On the way to Spokane, I hit eight geocaches. I really got tired of pointless microcaches a year or so ago, and pretty much stopped caching locally, as I'd either already been to the neat spots in the area, or the new caches were hidden in parking lot culverts (really!) or stuck to random suburban electrical boxes (two come to mind immediately).
When I plotted my route to Spokane, I limited myself to normal sized, traditional caches within 0.5 miles of my route. This led me to a bushwhacking-to-a-creek cache near Maple Valley, and to a cache near a nice sized waterfall in the former Twin Falls State Park. Good ones. I also made it to the I-90 Wild Stallions cache that I mentioned in my previous post, and to the Petrified Forest State Park, somewhere I've wanted to visit since seeing it in the cheezy Washington geography films in fourth grade.
However, it also took me to an old mill in Thorpe, which would have been fine, but I'd forgotten that I'd found another cache at the same location two years ago. I also hit two rest area caches, which are kind of lame. I can say that -- I own the Federal Way rest area cache.
The number of micros and small caches in Spokane was surprising. I think of the 81 caches we got on Saturday, maybe 5 of them were ammo cans. A lot of them were magnetic hide-a-key containers. One particular run through Airway. Heights had eight consecutive caches that were either attached to lamp posts in restaurant parking lots or under a roadside water meter lid.
It was still a lot of fun. Spokane's got a great riverfront with a massive waterfall, and several of the caches showcased architecture, artwork, or history of the area. One creative cache had us standing in the middle of a desert-like pasture trying to figure out how a wooden box, bungee-corded cordless phone, and gold-painted nail were supposed to work together. But several parks had multiple unremarkable caches when one would do, and for every great cache, there were several "what were they thinking" caches.

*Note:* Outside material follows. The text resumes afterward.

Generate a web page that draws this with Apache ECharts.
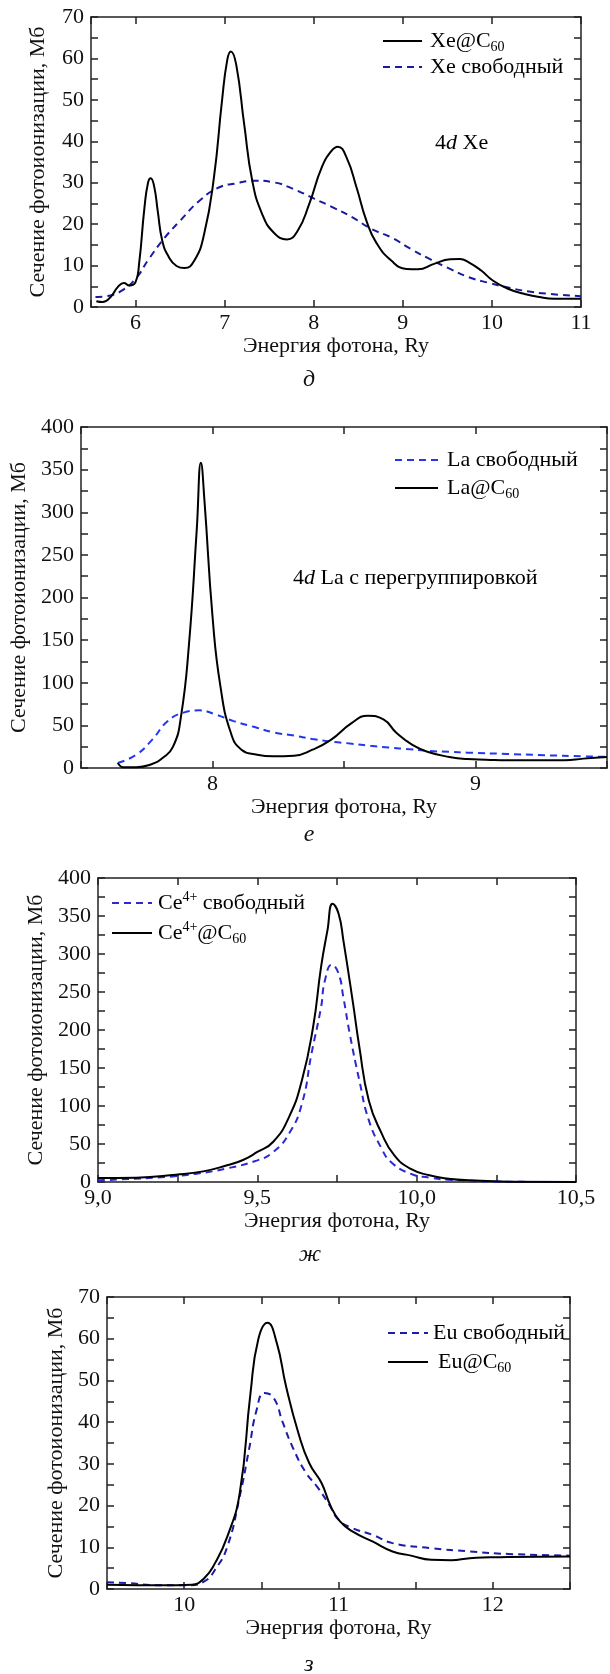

Sunday, on the way home, I hit one cache, only because I had to stop and use the rest area, and it wasn't a micro.
The event was considerably more organized than the one's I'd created in the past. This has its good points -- it's great that someone thought to alert the police that a group of 125 people would be lurking the side streets and abusing parking lot lampposts -- and bad points -- should the event really be a fundraiser for the local chapter? In all, I think it was a good event. It's not done how I would have; I think it was an improvement. I've had more practice doing cache machine routing (which is why my three vehicle sub-group followed my vehicle on a route I created), but there's no way I'd have organized such a good social part of the event.
I think I'll go to the next one. I saw some neat new spots, and I had fun, and that's what really mattered.